GOAL: Could the lines from the start of the data through the line with "y_ticks = [25.11, 30.98, 36.85, 42.71, 48.58, 54.45]" be set down exactly, with no pictures among them?
- - -
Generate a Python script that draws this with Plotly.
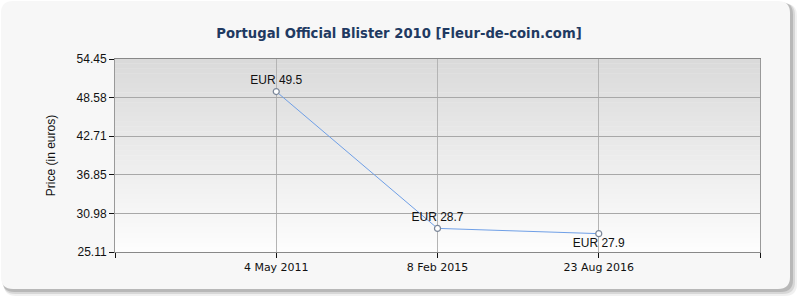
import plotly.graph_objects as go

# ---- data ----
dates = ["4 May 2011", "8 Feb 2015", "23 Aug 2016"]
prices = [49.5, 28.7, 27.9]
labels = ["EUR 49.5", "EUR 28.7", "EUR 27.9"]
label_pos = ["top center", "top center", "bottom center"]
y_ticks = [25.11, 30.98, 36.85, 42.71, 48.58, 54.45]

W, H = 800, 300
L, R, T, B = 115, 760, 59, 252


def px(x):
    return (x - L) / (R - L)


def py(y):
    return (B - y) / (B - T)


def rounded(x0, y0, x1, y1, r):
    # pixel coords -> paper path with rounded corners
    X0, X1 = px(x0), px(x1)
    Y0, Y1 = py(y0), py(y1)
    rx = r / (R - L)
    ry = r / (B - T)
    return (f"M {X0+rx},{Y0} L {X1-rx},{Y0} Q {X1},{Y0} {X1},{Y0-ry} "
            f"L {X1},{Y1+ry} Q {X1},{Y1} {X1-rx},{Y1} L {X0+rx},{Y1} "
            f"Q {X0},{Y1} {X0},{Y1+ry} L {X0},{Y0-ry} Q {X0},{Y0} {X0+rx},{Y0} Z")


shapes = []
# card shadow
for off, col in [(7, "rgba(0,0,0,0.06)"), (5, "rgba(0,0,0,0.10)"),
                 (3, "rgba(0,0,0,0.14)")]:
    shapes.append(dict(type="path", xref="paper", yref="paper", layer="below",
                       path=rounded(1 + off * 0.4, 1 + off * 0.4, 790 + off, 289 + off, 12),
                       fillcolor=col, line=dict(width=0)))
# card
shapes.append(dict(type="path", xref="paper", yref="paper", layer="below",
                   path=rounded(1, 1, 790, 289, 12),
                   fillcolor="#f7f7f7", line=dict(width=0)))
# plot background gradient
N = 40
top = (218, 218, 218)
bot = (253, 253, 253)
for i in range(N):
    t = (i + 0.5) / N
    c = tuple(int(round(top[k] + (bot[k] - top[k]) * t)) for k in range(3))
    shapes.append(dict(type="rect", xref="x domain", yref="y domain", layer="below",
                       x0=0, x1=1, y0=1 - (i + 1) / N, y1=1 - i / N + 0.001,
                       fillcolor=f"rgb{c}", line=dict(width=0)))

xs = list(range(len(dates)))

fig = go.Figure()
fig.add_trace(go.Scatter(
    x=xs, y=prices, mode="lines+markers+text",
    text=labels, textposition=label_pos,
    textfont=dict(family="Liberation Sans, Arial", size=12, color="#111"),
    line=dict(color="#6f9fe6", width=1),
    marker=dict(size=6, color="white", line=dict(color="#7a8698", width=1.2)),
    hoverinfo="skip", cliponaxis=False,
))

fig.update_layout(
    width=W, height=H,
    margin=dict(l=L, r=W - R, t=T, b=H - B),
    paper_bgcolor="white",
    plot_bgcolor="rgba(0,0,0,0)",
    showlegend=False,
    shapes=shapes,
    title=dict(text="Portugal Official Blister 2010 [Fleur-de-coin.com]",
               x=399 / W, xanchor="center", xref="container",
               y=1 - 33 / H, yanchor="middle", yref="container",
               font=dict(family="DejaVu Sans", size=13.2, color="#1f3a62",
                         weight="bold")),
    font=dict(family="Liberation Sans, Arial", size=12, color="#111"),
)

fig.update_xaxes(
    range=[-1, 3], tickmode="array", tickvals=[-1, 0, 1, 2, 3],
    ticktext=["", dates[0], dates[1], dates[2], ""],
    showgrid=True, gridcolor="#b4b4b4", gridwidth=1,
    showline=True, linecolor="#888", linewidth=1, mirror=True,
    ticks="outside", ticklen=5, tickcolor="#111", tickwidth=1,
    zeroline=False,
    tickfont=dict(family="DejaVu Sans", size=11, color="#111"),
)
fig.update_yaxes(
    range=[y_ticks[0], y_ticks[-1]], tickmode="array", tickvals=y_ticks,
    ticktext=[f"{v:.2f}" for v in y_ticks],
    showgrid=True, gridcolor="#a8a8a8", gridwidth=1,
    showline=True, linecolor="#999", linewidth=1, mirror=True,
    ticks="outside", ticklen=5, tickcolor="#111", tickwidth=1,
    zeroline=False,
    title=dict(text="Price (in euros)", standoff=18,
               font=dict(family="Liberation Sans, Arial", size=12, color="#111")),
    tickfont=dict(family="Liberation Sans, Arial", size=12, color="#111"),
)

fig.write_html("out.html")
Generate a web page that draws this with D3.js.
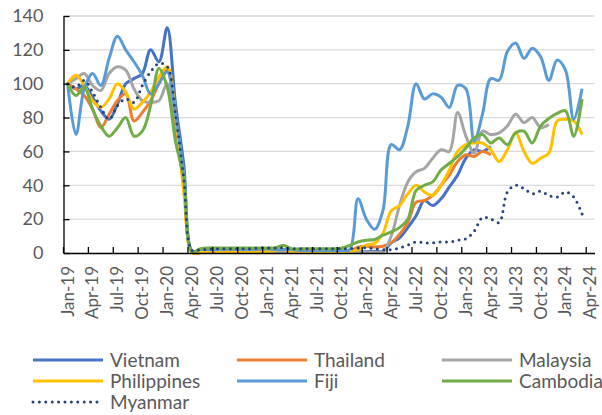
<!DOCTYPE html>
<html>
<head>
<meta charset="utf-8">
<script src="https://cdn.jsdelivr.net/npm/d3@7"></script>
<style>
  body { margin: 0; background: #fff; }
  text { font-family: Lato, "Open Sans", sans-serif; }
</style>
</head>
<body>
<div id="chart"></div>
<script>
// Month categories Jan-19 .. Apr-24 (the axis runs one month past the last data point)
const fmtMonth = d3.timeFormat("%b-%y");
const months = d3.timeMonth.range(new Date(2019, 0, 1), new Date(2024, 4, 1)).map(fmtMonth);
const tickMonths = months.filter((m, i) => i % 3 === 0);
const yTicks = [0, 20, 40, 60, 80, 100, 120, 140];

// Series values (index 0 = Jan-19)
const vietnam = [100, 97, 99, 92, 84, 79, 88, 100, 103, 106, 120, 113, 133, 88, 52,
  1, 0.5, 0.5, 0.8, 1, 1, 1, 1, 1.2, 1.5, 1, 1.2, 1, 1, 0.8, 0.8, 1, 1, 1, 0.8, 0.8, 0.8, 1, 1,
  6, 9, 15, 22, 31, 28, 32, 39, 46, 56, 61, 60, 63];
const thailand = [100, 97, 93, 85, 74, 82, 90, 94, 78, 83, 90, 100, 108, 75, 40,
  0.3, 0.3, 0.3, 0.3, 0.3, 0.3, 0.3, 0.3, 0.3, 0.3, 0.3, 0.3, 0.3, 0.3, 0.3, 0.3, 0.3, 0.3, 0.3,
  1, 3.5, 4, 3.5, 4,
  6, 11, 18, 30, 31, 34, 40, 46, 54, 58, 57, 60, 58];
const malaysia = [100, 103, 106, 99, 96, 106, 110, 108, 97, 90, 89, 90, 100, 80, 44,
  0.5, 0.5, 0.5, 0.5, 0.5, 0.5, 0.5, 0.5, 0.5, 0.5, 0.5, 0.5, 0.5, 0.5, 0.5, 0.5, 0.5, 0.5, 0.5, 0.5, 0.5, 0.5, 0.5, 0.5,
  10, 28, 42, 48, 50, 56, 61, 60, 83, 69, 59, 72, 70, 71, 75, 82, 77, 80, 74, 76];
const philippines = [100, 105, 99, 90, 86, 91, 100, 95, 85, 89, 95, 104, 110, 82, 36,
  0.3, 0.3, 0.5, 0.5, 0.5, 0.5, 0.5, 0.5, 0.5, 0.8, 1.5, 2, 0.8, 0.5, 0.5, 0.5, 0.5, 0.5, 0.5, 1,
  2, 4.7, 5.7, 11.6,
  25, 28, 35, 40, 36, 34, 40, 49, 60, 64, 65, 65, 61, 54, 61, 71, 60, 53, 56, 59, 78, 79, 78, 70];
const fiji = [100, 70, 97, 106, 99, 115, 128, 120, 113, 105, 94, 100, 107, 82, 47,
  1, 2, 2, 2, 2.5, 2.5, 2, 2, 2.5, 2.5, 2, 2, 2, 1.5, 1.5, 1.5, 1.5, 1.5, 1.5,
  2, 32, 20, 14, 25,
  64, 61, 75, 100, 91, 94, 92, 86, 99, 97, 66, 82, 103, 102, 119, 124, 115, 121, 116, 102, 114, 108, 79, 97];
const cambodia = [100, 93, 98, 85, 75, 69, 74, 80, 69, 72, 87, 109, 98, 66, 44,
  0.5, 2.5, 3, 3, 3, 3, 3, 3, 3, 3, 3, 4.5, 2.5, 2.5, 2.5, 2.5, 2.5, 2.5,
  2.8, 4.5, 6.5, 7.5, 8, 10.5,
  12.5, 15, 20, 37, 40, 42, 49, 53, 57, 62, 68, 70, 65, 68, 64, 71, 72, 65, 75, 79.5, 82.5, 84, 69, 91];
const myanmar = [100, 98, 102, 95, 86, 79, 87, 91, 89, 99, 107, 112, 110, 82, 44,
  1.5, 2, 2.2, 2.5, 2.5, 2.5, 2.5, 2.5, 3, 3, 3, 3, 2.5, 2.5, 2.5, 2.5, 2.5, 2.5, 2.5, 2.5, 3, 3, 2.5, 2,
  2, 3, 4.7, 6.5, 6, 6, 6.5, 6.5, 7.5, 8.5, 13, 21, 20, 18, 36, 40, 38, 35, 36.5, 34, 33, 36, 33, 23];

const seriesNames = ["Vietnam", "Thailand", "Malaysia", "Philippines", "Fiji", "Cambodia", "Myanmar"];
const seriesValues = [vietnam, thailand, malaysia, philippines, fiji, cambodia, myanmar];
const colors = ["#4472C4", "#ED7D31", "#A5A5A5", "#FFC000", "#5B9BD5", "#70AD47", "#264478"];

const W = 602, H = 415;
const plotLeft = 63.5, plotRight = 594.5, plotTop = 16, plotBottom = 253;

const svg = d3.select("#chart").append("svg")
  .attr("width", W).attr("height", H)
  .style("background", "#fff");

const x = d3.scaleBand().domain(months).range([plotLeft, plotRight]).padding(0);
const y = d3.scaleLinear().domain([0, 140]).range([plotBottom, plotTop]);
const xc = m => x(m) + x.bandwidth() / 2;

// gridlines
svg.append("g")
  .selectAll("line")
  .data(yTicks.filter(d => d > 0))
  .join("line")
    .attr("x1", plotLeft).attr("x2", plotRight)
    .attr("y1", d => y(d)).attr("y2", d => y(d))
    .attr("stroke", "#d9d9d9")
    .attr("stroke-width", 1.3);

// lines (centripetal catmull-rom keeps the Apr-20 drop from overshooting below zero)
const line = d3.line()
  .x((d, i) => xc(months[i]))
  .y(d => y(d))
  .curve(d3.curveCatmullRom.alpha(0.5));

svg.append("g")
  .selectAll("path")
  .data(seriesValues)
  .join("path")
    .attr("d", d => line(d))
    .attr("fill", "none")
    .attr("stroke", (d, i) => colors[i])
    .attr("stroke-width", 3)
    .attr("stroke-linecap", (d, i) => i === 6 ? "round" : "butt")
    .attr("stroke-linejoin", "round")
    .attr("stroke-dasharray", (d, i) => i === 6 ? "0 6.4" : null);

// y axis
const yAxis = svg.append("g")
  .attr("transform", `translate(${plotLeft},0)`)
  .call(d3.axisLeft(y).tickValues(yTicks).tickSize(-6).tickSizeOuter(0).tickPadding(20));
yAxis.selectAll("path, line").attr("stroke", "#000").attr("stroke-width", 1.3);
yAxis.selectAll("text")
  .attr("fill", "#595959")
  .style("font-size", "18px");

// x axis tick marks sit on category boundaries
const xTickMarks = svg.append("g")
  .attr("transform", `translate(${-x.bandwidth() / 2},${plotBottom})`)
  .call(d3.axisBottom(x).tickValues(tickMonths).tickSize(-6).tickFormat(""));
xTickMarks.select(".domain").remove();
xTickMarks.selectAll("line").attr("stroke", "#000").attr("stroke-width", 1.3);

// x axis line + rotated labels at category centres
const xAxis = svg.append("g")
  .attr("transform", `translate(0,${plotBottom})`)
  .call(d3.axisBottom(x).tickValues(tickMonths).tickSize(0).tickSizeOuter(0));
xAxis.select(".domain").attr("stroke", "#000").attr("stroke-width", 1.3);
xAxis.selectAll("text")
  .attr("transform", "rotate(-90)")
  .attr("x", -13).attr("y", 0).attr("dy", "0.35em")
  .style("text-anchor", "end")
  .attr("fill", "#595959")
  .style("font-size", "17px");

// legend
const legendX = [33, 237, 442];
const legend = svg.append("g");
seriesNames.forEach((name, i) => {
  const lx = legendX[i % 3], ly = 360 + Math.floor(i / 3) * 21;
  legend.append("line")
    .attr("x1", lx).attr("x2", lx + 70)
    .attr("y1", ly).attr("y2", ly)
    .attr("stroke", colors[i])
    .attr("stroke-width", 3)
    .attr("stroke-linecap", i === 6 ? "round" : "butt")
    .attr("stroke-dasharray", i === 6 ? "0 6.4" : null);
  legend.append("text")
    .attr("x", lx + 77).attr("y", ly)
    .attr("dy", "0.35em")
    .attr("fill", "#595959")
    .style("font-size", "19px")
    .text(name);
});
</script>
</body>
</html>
- - -
SOLUTION FOR THIS PROBLEM:
Generate a Python script that draws this with Plotly.
import plotly.graph_objects as go

# ---- data ----
dates = ["4 May 2011", "8 Feb 2015", "23 Aug 2016"]
prices = [49.5, 28.7, 27.9]
labels = ["EUR 49.5", "EUR 28.7", "EUR 27.9"]
label_pos = ["top center", "top center", "bottom center"]
y_ticks = [25.11, 30.98, 36.85, 42.71, 48.58, 54.45]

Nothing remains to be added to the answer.